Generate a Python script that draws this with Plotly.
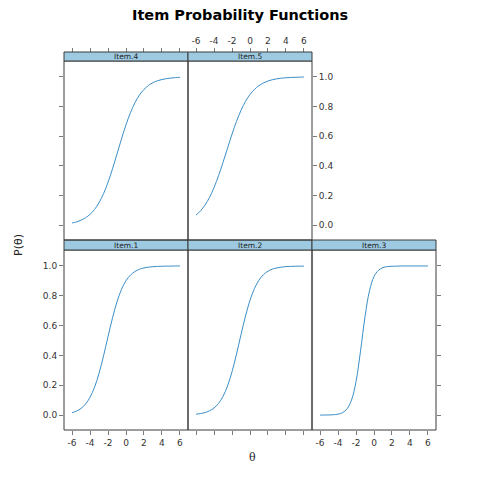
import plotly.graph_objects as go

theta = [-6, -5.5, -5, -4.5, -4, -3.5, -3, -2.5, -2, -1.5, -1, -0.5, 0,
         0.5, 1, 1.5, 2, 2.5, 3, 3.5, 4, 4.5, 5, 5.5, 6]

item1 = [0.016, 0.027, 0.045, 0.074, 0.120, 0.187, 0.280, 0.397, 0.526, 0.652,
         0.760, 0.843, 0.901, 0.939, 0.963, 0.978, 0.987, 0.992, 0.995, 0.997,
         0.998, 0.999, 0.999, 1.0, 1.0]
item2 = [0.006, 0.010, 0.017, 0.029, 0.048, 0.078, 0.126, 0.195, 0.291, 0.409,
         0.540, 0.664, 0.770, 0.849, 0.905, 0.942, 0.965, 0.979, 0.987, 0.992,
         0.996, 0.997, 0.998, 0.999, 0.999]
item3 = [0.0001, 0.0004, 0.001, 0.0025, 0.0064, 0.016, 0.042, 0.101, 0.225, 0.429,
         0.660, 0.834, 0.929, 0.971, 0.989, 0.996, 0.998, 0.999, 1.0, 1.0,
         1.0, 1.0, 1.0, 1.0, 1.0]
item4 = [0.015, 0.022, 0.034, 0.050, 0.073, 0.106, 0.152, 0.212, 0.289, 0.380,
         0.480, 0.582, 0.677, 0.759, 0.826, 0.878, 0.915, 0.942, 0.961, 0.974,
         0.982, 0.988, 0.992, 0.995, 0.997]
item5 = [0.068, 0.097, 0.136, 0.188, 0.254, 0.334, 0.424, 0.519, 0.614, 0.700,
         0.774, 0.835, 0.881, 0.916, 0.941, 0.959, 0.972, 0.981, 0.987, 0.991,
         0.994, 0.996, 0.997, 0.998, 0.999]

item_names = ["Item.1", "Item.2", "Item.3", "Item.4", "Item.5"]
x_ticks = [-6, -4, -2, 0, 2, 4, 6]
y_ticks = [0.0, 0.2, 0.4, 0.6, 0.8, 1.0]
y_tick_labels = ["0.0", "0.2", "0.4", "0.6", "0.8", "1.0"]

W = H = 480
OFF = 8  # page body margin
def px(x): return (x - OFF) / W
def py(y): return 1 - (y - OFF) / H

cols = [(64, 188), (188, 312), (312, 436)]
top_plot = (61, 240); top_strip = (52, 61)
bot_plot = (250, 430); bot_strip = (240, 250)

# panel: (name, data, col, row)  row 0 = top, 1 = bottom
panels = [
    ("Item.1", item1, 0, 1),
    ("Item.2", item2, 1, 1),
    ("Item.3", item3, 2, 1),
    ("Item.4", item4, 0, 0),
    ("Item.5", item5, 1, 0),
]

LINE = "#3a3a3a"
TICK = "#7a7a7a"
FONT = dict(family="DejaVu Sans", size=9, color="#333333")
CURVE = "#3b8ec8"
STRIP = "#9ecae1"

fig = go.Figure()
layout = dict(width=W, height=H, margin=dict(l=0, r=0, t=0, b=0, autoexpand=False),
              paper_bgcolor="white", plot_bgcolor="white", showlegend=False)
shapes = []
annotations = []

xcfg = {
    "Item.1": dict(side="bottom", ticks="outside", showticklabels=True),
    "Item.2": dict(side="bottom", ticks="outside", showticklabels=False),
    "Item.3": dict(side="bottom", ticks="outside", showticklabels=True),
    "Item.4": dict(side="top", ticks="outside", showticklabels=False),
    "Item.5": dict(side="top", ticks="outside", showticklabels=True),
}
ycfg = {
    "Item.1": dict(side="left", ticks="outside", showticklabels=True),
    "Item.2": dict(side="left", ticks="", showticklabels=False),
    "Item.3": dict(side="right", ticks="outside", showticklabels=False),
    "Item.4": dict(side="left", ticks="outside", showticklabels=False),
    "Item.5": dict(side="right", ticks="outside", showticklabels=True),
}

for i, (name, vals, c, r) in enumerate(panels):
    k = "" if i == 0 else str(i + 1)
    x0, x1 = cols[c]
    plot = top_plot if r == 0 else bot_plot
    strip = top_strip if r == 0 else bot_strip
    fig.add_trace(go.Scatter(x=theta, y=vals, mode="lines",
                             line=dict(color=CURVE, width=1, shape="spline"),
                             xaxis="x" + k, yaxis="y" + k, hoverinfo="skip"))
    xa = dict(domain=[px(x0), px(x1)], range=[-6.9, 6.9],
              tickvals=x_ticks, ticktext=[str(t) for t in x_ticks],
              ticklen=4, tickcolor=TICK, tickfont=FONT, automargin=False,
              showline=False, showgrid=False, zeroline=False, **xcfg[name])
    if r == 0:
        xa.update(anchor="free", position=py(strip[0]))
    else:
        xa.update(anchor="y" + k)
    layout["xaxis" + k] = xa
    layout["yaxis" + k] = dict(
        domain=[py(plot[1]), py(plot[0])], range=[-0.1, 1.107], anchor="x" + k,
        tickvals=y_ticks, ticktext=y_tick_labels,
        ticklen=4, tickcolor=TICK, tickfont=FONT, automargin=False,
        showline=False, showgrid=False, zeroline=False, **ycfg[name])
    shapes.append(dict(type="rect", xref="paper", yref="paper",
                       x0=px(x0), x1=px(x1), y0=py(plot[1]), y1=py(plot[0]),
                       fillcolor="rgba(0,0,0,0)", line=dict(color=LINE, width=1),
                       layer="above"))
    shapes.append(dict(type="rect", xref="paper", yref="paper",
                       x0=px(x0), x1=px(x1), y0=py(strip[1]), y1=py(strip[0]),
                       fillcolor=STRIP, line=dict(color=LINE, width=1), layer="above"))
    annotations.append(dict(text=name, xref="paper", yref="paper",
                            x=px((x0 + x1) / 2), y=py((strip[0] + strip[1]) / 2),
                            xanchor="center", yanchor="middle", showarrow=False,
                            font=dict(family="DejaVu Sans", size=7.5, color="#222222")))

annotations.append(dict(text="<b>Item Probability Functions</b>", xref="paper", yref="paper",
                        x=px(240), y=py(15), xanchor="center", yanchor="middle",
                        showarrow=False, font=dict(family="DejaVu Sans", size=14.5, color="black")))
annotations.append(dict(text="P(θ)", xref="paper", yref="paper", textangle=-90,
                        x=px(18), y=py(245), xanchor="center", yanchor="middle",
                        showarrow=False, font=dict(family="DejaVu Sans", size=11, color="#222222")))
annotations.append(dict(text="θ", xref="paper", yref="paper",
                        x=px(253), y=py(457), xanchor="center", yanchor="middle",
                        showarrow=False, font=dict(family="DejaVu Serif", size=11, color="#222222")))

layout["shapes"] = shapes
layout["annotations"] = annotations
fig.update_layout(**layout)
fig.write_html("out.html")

- - - - -

Problem to work on
Return the listing above in full and without alteration, excluding its pictures.

Problem solution
Generate a Python script that draws this with Plotly.
import plotly.graph_objects as go

theta = [-6, -5.5, -5, -4.5, -4, -3.5, -3, -2.5, -2, -1.5, -1, -0.5, 0,
         0.5, 1, 1.5, 2, 2.5, 3, 3.5, 4, 4.5, 5, 5.5, 6]

item1 = [0.016, 0.027, 0.045, 0.074, 0.120, 0.187, 0.280, 0.397, 0.526, 0.652,
         0.760, 0.843, 0.901, 0.939, 0.963, 0.978, 0.987, 0.992, 0.995, 0.997,
         0.998, 0.999, 0.999, 1.0, 1.0]
item2 = [0.006, 0.010, 0.017, 0.029, 0.048, 0.078, 0.126, 0.195, 0.291, 0.409,
         0.540, 0.664, 0.770, 0.849, 0.905, 0.942, 0.965, 0.979, 0.987, 0.992,
         0.996, 0.997, 0.998, 0.999, 0.999]
item3 = [0.0001, 0.0004, 0.001, 0.0025, 0.0064, 0.016, 0.042, 0.101, 0.225, 0.429,
         0.660, 0.834, 0.929, 0.971, 0.989, 0.996, 0.998, 0.999, 1.0, 1.0,
         1.0, 1.0, 1.0, 1.0, 1.0]
item4 = [0.015, 0.022, 0.034, 0.050, 0.073, 0.106, 0.152, 0.212, 0.289, 0.380,
         0.480, 0.582, 0.677, 0.759, 0.826, 0.878, 0.915, 0.942, 0.961, 0.974,
         0.982, 0.988, 0.992, 0.995, 0.997]
item5 = [0.068, 0.097, 0.136, 0.188, 0.254, 0.334, 0.424, 0.519, 0.614, 0.700,
         0.774, 0.835, 0.881, 0.916, 0.941, 0.959, 0.972, 0.981, 0.987, 0.991,
         0.994, 0.996, 0.997, 0.998, 0.999]

item_names = ["Item.1", "Item.2", "Item.3", "Item.4", "Item.5"]
x_ticks = [-6, -4, -2, 0, 2, 4, 6]
y_ticks = [0.0, 0.2, 0.4, 0.6, 0.8, 1.0]
y_tick_labels = ["0.0", "0.2", "0.4", "0.6", "0.8", "1.0"]

W = H = 480
OFF = 8  # page body margin
def px(x): return (x - OFF) / W
def py(y): return 1 - (y - OFF) / H

cols = [(64, 188), (188, 312), (312, 436)]
top_plot = (61, 240); top_strip = (52, 61)
bot_plot = (250, 430); bot_strip = (240, 250)

# panel: (name, data, col, row)  row 0 = top, 1 = bottom
panels = [
    ("Item.1", item1, 0, 1),
    ("Item.2", item2, 1, 1),
    ("Item.3", item3, 2, 1),
    ("Item.4", item4, 0, 0),
    ("Item.5", item5, 1, 0),
]

LINE = "#3a3a3a"
TICK = "#7a7a7a"
FONT = dict(family="DejaVu Sans", size=9, color="#333333")
CURVE = "#3b8ec8"
STRIP = "#9ecae1"

fig = go.Figure()
layout = dict(width=W, height=H, margin=dict(l=0, r=0, t=0, b=0, autoexpand=False),
              paper_bgcolor="white", plot_bgcolor="white", showlegend=False)
shapes = []
annotations = []

xcfg = {
    "Item.1": dict(side="bottom", ticks="outside", showticklabels=True),
    "Item.2": dict(side="bottom", ticks="outside", showticklabels=False),
    "Item.3": dict(side="bottom", ticks="outside", showticklabels=True),
    "Item.4": dict(side="top", ticks="outside", showticklabels=False),
    "Item.5": dict(side="top", ticks="outside", showticklabels=True),
}
ycfg = {
    "Item.1": dict(side="left", ticks="outside", showticklabels=True),
    "Item.2": dict(side="left", ticks="", showticklabels=False),
    "Item.3": dict(side="right", ticks="outside", showticklabels=False),
    "Item.4": dict(side="left", ticks="outside", showticklabels=False),
    "Item.5": dict(side="right", ticks="outside", showticklabels=True),
}

for i, (name, vals, c, r) in enumerate(panels):
    k = "" if i == 0 else str(i + 1)
    x0, x1 = cols[c]
    plot = top_plot if r == 0 else bot_plot
    strip = top_strip if r == 0 else bot_strip
    fig.add_trace(go.Scatter(x=theta, y=vals, mode="lines",
                             line=dict(color=CURVE, width=1, shape="spline"),
                             xaxis="x" + k, yaxis="y" + k, hoverinfo="skip"))
    xa = dict(domain=[px(x0), px(x1)], range=[-6.9, 6.9],
              tickvals=x_ticks, ticktext=[str(t) for t in x_ticks],
              ticklen=4, tickcolor=TICK, tickfont=FONT, automargin=False,
              showline=False, showgrid=False, zeroline=False, **xcfg[name])
    if r == 0:
        xa.update(anchor="free", position=py(strip[0]))
    else:
        xa.update(anchor="y" + k)
    layout["xaxis" + k] = xa
    layout["yaxis" + k] = dict(
        domain=[py(plot[1]), py(plot[0])], range=[-0.1, 1.107], anchor="x" + k,
        tickvals=y_ticks, ticktext=y_tick_labels,
        ticklen=4, tickcolor=TICK, tickfont=FONT, automargin=False,
        showline=False, showgrid=False, zeroline=False, **ycfg[name])
    shapes.append(dict(type="rect", xref="paper", yref="paper",
                       x0=px(x0), x1=px(x1), y0=py(plot[1]), y1=py(plot[0]),
                       fillcolor="rgba(0,0,0,0)", line=dict(color=LINE, width=1),
                       layer="above"))
    shapes.append(dict(type="rect", xref="paper", yref="paper",
                       x0=px(x0), x1=px(x1), y0=py(strip[1]), y1=py(strip[0]),
                       fillcolor=STRIP, line=dict(color=LINE, width=1), layer="above"))
    annotations.append(dict(text=name, xref="paper", yref="paper",
                            x=px((x0 + x1) / 2), y=py((strip[0] + strip[1]) / 2),
                            xanchor="center", yanchor="middle", showarrow=False,
                            font=dict(family="DejaVu Sans", size=7.5, color="#222222")))

annotations.append(dict(text="<b>Item Probability Functions</b>", xref="paper", yref="paper",
                        x=px(240), y=py(15), xanchor="center", yanchor="middle",
                        showarrow=False, font=dict(family="DejaVu Sans", size=14.5, color="black")))
annotations.append(dict(text="P(θ)", xref="paper", yref="paper", textangle=-90,
                        x=px(18), y=py(245), xanchor="center", yanchor="middle",
                        showarrow=False, font=dict(family="DejaVu Sans", size=11, color="#222222")))
annotations.append(dict(text="θ", xref="paper", yref="paper",
                        x=px(253), y=py(457), xanchor="center", yanchor="middle",
                        showarrow=False, font=dict(family="DejaVu Serif", size=11, color="#222222")))

layout["shapes"] = shapes
layout["annotations"] = annotations
fig.update_layout(**layout)
fig.write_html("out.html")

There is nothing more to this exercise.